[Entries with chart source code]
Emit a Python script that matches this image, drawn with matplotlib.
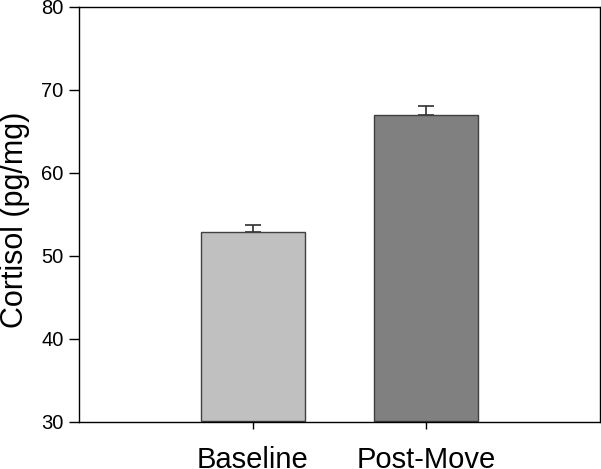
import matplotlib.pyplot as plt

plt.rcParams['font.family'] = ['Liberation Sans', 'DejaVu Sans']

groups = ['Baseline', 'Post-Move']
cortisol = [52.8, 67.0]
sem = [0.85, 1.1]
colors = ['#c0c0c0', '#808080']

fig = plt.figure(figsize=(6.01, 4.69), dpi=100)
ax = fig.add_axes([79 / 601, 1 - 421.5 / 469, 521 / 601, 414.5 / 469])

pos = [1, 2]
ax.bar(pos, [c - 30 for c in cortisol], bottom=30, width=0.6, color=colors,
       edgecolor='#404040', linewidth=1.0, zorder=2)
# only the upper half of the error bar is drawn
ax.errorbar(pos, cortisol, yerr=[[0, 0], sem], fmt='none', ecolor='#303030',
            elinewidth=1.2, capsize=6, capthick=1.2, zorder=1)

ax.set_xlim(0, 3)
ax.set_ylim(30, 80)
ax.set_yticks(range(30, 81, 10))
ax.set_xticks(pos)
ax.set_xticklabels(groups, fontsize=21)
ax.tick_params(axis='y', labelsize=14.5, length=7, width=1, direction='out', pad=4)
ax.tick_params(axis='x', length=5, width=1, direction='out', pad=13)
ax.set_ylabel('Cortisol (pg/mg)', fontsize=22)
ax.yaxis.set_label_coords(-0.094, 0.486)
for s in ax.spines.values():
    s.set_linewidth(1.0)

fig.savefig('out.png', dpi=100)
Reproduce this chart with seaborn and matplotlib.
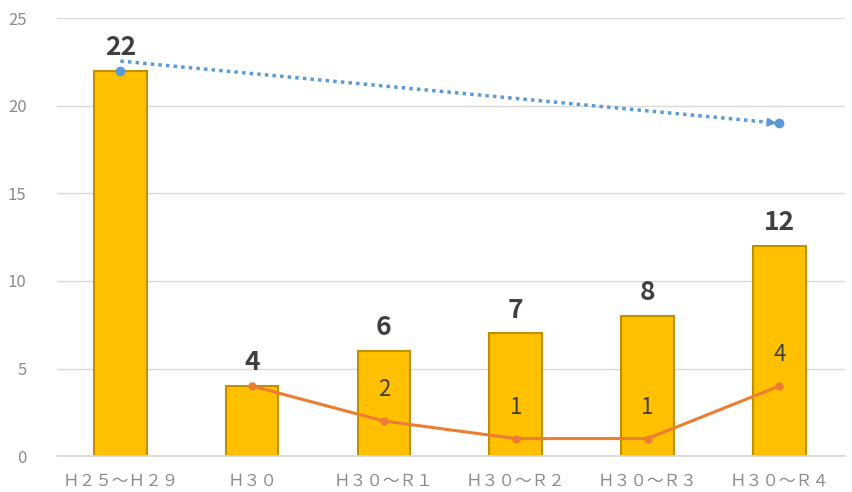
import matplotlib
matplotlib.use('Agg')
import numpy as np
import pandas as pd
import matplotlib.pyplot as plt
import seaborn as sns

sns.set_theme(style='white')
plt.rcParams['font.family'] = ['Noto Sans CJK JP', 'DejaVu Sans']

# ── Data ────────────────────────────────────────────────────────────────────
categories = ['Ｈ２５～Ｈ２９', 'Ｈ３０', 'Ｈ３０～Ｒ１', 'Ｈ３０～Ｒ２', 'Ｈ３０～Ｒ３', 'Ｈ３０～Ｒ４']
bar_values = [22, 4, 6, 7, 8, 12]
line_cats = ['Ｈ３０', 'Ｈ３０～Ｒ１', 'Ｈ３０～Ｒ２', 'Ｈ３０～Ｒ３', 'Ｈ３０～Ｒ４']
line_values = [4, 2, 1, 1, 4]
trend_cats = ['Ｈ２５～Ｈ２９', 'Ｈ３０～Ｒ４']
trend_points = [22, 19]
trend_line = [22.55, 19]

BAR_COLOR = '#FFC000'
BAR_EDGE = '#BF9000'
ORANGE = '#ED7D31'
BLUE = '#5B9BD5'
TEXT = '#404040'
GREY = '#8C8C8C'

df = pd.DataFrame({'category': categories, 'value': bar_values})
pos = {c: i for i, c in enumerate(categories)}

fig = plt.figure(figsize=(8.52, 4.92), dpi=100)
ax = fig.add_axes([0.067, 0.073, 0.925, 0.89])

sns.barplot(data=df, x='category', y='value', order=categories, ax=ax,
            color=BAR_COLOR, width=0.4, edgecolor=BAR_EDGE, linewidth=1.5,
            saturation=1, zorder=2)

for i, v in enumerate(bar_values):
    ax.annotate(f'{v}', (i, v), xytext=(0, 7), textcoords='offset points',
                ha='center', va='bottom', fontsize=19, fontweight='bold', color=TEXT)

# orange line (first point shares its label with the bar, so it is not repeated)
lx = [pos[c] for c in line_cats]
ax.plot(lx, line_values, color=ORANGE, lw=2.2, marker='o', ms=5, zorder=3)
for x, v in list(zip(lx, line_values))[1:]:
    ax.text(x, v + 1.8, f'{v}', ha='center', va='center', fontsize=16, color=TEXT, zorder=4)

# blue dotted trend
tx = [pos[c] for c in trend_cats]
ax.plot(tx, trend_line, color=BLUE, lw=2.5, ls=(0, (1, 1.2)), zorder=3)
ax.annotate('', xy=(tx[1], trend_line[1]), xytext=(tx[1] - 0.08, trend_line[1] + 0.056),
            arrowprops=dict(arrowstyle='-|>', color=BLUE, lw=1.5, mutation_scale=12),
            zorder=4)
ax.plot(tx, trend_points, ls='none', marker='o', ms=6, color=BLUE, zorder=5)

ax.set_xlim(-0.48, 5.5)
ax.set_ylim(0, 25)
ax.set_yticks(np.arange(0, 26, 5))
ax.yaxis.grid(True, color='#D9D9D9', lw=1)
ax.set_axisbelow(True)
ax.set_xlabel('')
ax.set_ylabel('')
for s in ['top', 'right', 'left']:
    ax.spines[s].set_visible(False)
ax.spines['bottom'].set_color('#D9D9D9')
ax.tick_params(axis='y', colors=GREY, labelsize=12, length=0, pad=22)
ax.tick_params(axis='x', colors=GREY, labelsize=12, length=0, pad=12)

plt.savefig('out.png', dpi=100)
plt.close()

## Exercise requirements:
From the first line above to the line containing "colors = ['#c0c0c0', '#808080']", repeat each line exactly. Pictures stay out.

## Task solution:
Emit a Python script that matches this image, drawn with matplotlib.
import matplotlib.pyplot as plt

plt.rcParams['font.family'] = ['Liberation Sans', 'DejaVu Sans']

groups = ['Baseline', 'Post-Move']
cortisol = [52.8, 67.0]
sem = [0.85, 1.1]
colors = ['#c0c0c0', '#808080']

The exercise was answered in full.